Friday, November 09, 2012

Modular Paradigm

Welcome to my blog on my design decisions for my programming language. I haven't decided a name for it yet since most of the good ones are taken. ☺

Decision: To Use the Modular Paradigm.

Now that OO has been in use for a while, some of its flaws have become apparent. Which is why I chose the modular paradigm over OO. Some of my reasons are:

Which classes to use is not easily apparent.

Unless the app is simulating a model, the choice of which classes to create is fuzzy. I suppose this is common among all apps; if we knew how to do it, it's because we did something similar before. That means we could reuse the code and most of the work is already done. But in OO, there seems to be a reluctance to throw out classes. I think this is because, once completed, the developer has a hard time forgetting the class.

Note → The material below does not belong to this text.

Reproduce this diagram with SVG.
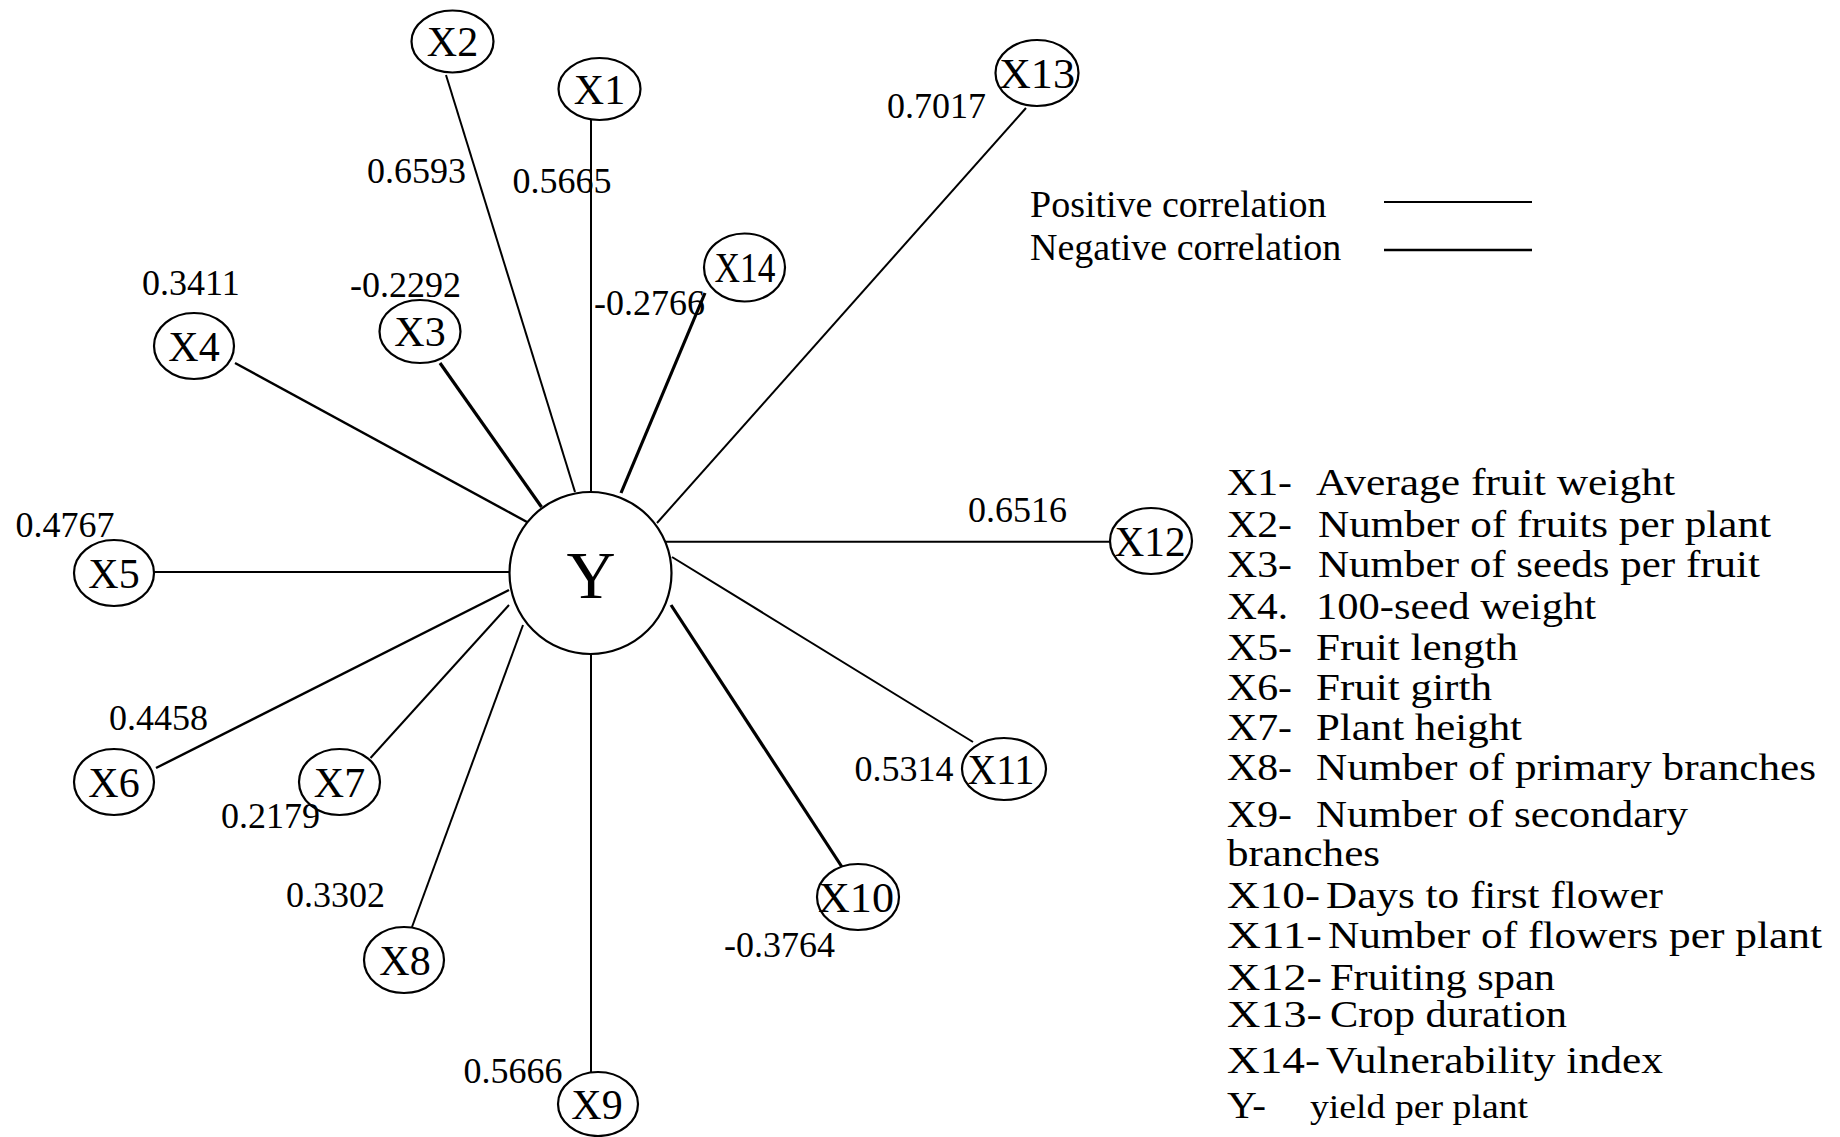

With modular design, on the other hand, there is seldom the sense that the module is complete. There is less reluctance to tinker with it. It may not be correct but that's easily changed.

Inheritance does not encourage code reuse.

In most projects, class inheritance forms a wide and shallow tree. Code reuse through inheritance is not common. In fact, if a class is not inherited and has only the root class for its ancestors, then it is no more than a module.

Objects have states.

This is the biggest reason I chose modular design; objects have states. The attributes of each objects are state variables. The problem with them is that the developer has to remember its value and the more classes with attributes, the more likely he won't remember. And when a developer doesn't remember, bugs appear.

Advantages of Modular Design.

Modules are name spaces.

Subroutines in modules need only have a unique name within its module. Different modules can reuse the same name.

Modules can be reused.

Reusing code is a result of good library practises. Modules lend themselves to this better than OO.

Modules less like to have state variables.

Modules are thought of a set of subroutines. Unlike OO, they do not insist on storage within them. They are less likely to have state variables.